Russian by birth, Jawlensky left his homeland in 1896 and settled in Munich, which rivaled Paris as a center of avant-garde art. His companion was Marianne von Werefkin, an accomplished painter who was a few years old than him. Together in Munich, they became close to their fellow Russian, Wassily Kandinsky, and his German lover Gabriele Munter. Double-dating doesn’t get any cooler than that, and the foursome practically invented Expressionism. Judging from the current show, Jawlensky got off to a brilliant start, painting portraits and landscapes that have a raw power. He simplified his lines and went for flat planes of high-key, Matisse-like colors. “Dark Blue Turban,” of 1910, is among the standouts, a portrait of a woman in a red ruffled blouse, set against a sizzling pink ground.  It hasn’t dated at all and compels our attention despite the awkwardly disconnected left forearm.
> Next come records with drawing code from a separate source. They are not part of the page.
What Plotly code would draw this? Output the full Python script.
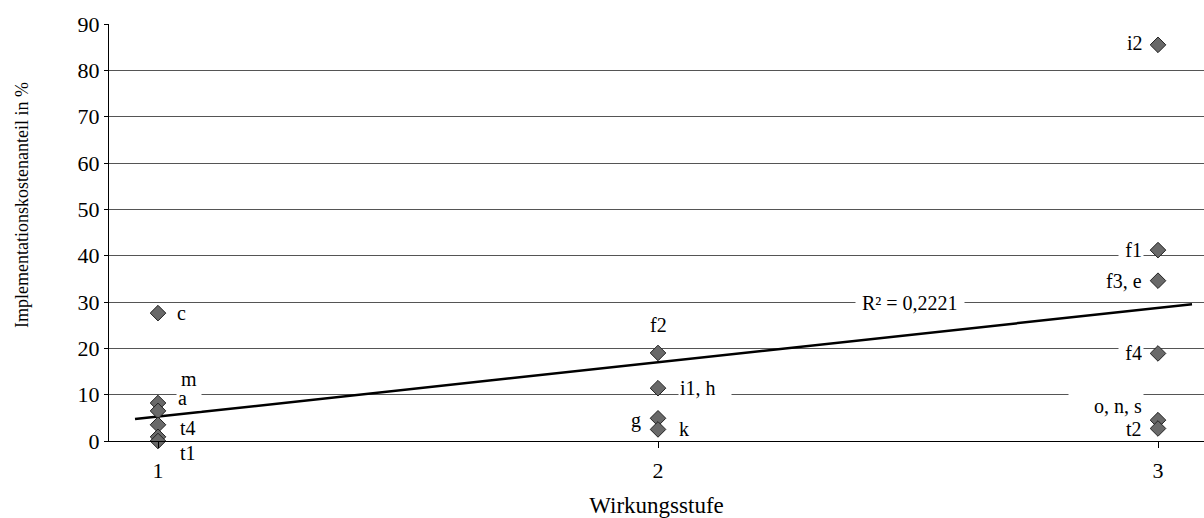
import numpy as np
import plotly.graph_objects as go

# Wirkungsstufe (x) und Implementationskostenanteil in % (y) je Maßnahme
stufe = [1, 1, 1, 1, 1, 1, 2, 2, 2, 2, 3, 3, 3, 3, 3, 3]
anteil = [27.6, 8.2, 6.5, 3.5, 0.9, 0.0,
          19.0, 11.4, 4.9, 2.5,
          85.5, 41.2, 34.6, 18.9, 4.5, 2.7]
punkt_labels = ["c", "m", "a", "t4", "t1", "",
                "f2", "i1, h", "g", "k",
                "i2", "f1", "f3, e", "f4", "o, n, s", "t2"]

y_ticks = [0, 10, 20, 30, 40, 50, 60, 70, 80, 90]
x_ticks = [1, 2, 3]
r2_text = "R² = 0,2221"
trend_extent = [0.954, 3.068]

# label placement: (xshift px, yshift px, xanchor, box width, white box)
placement = {
    "c": (17, 0, "left", None, False),
    "m": (21, 24, "left", None, False),
    "a": (18, 13, "left", 22, True),
    "t4": (20, -3, "left", None, False),
    "t1": (20, -16, "left", None, False),
    "f2": (0, 28, "center", None, False),
    "i1, h": (20, 0, "left", 50, True),
    "g": (-15, -2, "right", None, False),
    "k": (19, 0, "left", None, False),
    "i2": (-13, 2, "right", None, False),
    "f1": (-14, 0, "right", 22, True),
    "f3, e": (-14, 0, "right", None, False),
    "f4": (-14, 0, "right", 22, True),
    "o, n, s": (-14, 14, "right", 72, True),
    "t2": (-14, -1, "right", None, False),
}
# labels sitting on a grid line go first so neighbours stay readable
draw_order = ["a", "i1, h", "f1", "f4", "o, n, s"]

FONT = "Liberation Serif, Times New Roman, serif"
LABEL_SIZE = 20

# linear trend line fitted to the points
slope, intercept = np.polyfit(stufe, anteil, 1)
tx = np.array(trend_extent)
ty = slope * tx + intercept

fig = go.Figure()
fig.add_trace(go.Scatter(
    x=list(tx), y=list(ty), mode="lines",
    line=dict(color="black", width=2.5),
    hoverinfo="skip", showlegend=False, cliponaxis=False,
))
fig.add_trace(go.Scatter(
    x=stufe, y=anteil, mode="markers",
    marker=dict(symbol="diamond", size=12, color="#696969",
                line=dict(color="#222222", width=1)),
    showlegend=False, cliponaxis=False,
))

items = [(xv, yv, lab) for xv, yv, lab in zip(stufe, anteil, punkt_labels) if lab]
items.sort(key=lambda it: 0 if it[2] in draw_order else 1)

annotations = []
for xv, yv, lab in items:
    dx, dy, anchor, w, boxed = placement[lab]
    ann = dict(x=xv, y=yv, text=lab, showarrow=False,
               xanchor=anchor, yanchor="middle", xshift=dx, yshift=dy,
               font=dict(family=FONT, size=LABEL_SIZE, color="black"))
    if boxed:
        ann["bgcolor"] = "white"
        ann["borderpad"] = 1
    if w:
        ann["width"] = w
        ann["align"] = "right" if anchor == "right" else "left"
    annotations.append(ann)

# R² label centred on the 30 % grid line
annotations.append(dict(
    x=2.5, y=30, text=r2_text, showarrow=False, xanchor="center",
    yanchor="middle", xshift=2, yshift=-1,
    font=dict(family=FONT, size=LABEL_SIZE, color="black"),
    bgcolor="white", borderpad=6,
))

# vertical axis title, set slightly above the plot centre
annotations.append(dict(
    x=0, xref="paper", y=0.566, yref="paper",
    text="Implementationskostenanteil in %", textangle=-90,
    showarrow=False, xanchor="center", yanchor="middle", xshift=-87,
    font=dict(family=FONT, size=18, color="black"),
))

fig.update_layout(
    width=1204, height=518,
    margin=dict(l=109, r=0, t=24, b=77),
    paper_bgcolor="white", plot_bgcolor="white",
    font=dict(family=FONT, color="black"),
    annotations=annotations,
    xaxis=dict(
        range=[0.902, 3.092], tickvals=x_ticks,
        ticktext=[str(v) for v in x_ticks],
        showgrid=False, zeroline=False,
        showline=True, linecolor="black", linewidth=1,
        ticks="outside", ticklen=6, tickcolor="black",
        ticklabelstandoff=4,
        tickfont=dict(family=FONT, size=22),
        title=dict(text="Wirkungsstufe", font=dict(family=FONT, size=23),
                   standoff=18),
    ),
    yaxis=dict(
        range=[0, 90], tickvals=y_ticks,
        showgrid=True, gridcolor="#555555", gridwidth=1,
        zeroline=False,
        showline=True, linecolor="black", linewidth=1,
        ticks="outside", ticklen=4, tickcolor="black",
        tickfont=dict(family=FONT, size=22),
    ),
)

fig.write_html("out.html")
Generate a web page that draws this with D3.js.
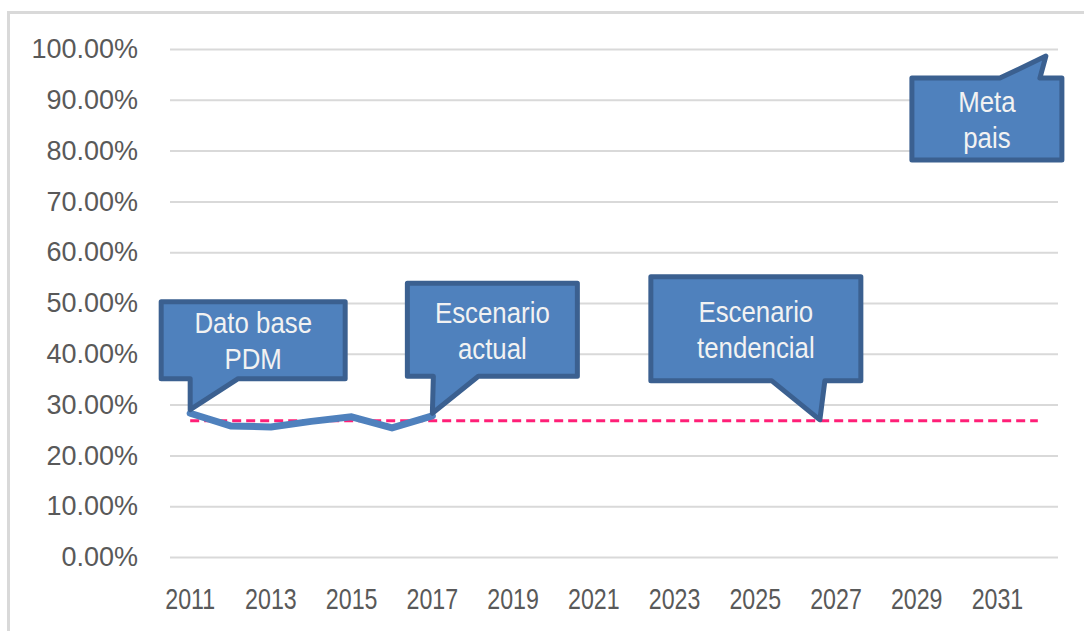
<!DOCTYPE html>
<html>
<head>
<meta charset="utf-8">
<script src="https://cdn.jsdelivr.net/npm/d3@7"></script>
<style>
  body { margin: 0; background: #fff; }
  text { font-family: "Liberation Sans", Arial, sans-serif; }
</style>
</head>
<body>
<svg id="chart" width="1084" height="631"></svg>
<script>
// datos
var years = d3.range(2011, 2033);
var xTickYears = [2011, 2013, 2015, 2017, 2019, 2021, 2023, 2025, 2027, 2029, 2031];
var yTicks = [0, 0.1, 0.2, 0.3, 0.4, 0.5, 0.6, 0.7, 0.8, 0.9, 1];

var actualYears = [2011, 2012, 2013, 2014, 2015, 2016, 2017];
var actualValues = [0.283, 0.258, 0.256, 0.267, 0.276, 0.254, 0.278];

var trendYears = [2011, 2032];
var trendValues = [0.268, 0.268];

var calloutLabels = [["Dato base", "PDM"], ["Escenario", "actual"], ["Escenario", "tendencial"], ["Meta", "pais"]];
var calloutYears = [2011, 2017, 2026.6, 2032.2];
var calloutValues = [0.29, 0.283, 0.27, 0.986];

// cajas de los globos, relativas a la punta
var boxes = [
  {dx: -29, dy: -108, w: 184, h: 77, p0: 29, p1: 77, side: "bottom"},
  {dx: -25, dy: -130, w: 170, h: 93, p0: 26, p1: 71, side: "bottom"},
  {dx: -169, dy: -143, w: 210, h: 104, p0: 121, p1: 174, side: "bottom"},
  {dx: -134, dy: 22, w: 150, h: 82, p0: 88, p1: 128, side: "top"}
];

var svg = d3.select("#chart");

var x = d3.scaleBand().domain(years).range([170, 1058]);
var y = d3.scaleLinear().domain([0, 1]).range([557, 49]);

function xc(yr) {
  return x(2011) + x.bandwidth() / 2 + (yr - 2011) * x.step();
}

/* marco */
svg.append("path")
    .attr("d", "M8.5,631V12.5H1084")
    .attr("fill", "none")
    .attr("stroke", "#d9d9d9")
    .attr("stroke-width", 3);

/* eje y con lineas de cuadricula */
var yAxis = svg.append("g")
    .attr("transform", "translate(170,0)")
    .call(d3.axisLeft(y).tickValues(yTicks).tickSize(-888).tickPadding(32).tickFormat(d3.format(".2%")));
yAxis.select(".domain").remove();
yAxis.selectAll(".tick line").attr("stroke", "#d9d9d9").attr("stroke-width", 2);
yAxis.selectAll(".tick text")
    .attr("fill", "#595959")
    .style("font-size", "27px");

/* eje x */
var xAxis = svg.append("g")
    .attr("transform", "translate(0,557)")
    .call(d3.axisBottom(x).tickValues(xTickYears).tickSize(0).tickPadding(31));
xAxis.select(".domain").remove();
xAxis.selectAll(".tick text")
    .attr("fill", "#595959")
    .attr("transform", "scale(0.8,1)")
    .style("font-size", "29px");

/* lineas */
var line = d3.line()
    .x(function(d) { return xc(d[0]); })
    .y(function(d) { return y(d[1]); });

svg.append("path")
    .datum(d3.zip(trendYears, trendValues))
    .attr("d", line)
    .attr("fill", "none")
    .attr("stroke", "#ff1f77")
    .attr("stroke-width", 3)
    .attr("stroke-dasharray", "9,5");

svg.append("path")
    .datum(d3.zip(actualYears, actualValues))
    .attr("d", line)
    .attr("fill", "none")
    .attr("stroke", "#4f81bd")
    .attr("stroke-width", 7)
    .attr("stroke-linejoin", "round")
    .attr("stroke-linecap", "round");

/* globos */
calloutLabels.forEach(function(lines, i) {
  var tx = xc(calloutYears[i]), ty = y(calloutValues[i]);
  var b = boxes[i];
  var l = tx + b.dx, t = ty + b.dy, r = l + b.w, btm = t + b.h;
  var d;
  if (b.side === "bottom") {
    d = "M" + l + "," + t + "H" + r + "V" + btm + "H" + (l + b.p1) +
        "L" + tx + "," + ty + "L" + (l + b.p0) + "," + btm + "H" + l + "Z";
  } else {
    d = "M" + l + "," + t + "H" + (l + b.p0) + "L" + tx + "," + ty +
        "L" + (l + b.p1) + "," + t + "H" + r + "V" + btm + "H" + l + "Z";
  }
  svg.append("path")
      .attr("d", d)
      .attr("fill", "#4f81bd")
      .attr("stroke", "#3b6090")
      .attr("stroke-width", 5)
      .attr("stroke-linejoin", "round");

  var cx = l + b.w / 2, cy = t + b.h / 2;
  lines.forEach(function(s, j) {
    svg.append("text")
        .attr("transform", "translate(" + cx + "," + (cy - 7 + j * 36) + ") scale(0.89,1)")
        .attr("text-anchor", "middle")
        .attr("fill", "#f2f2f2")
        .style("font-size", "29px")
        .text(s);
  });
});
</script>
</body>
</html>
The odd thing about Jawlensky is that his best paintings look like Matisse’s or Kandinsky’s or even Munter’s. When he finally broke free of his artistic influences and found his own voice, his art was less interesting.  After the adventure of his wonderful portraits, he began painting heads, faces devoid of distinctive features or any noticeable personality. The show culminates with his so-called “Abstract Heads” — a group of paintings from the 1920s that feature the same mask-like visage. They can put you in mind of Modigliani’s elongated faces, but their colors are their own, a complement of pinks and lavenders brushed on like so much makeup. The painting “Abstract Head: Inner Vision – Rosy Light” seems especially heavy on the blush. For all the candied colors, Jawlensky liked to emphasize his spiritual aspirations. His last works, the small-scale “Meditations,” were undertaken when his hands were aching with arthritis. They distill the vectors of the human face into stark Christian crosses.

It is hard to know why Jawlensky was so obsessed with painting heads. Perhaps he was channeling the Russian icons of his childhood, those age-old faces of saints and martyrs, aglow in red and gold hues. In his statements about his art, he insisted that he was looking for the face of God, and it is true that circles (i.e. head shapes) have a perfection that can suggest the heavens. A psychological reading of his work might suggest that Jawlensky was looking for the face of his absent mother – a face to mirror his own and to assure him of his basic worth.

The catalogue for the show is unusually readable. We learn from it that John Cage, of all people – the experimental composer and painter manqué – was among Jawlensky’s collectors. In 1935, during his student days in California, Cage purchased one of the “Meditations” for the grand price of $25, with a down payment of $1. It’s one of many fascinating details to be gleaned from the show, which is probably stronger on historical anecdote than it is on painterly power.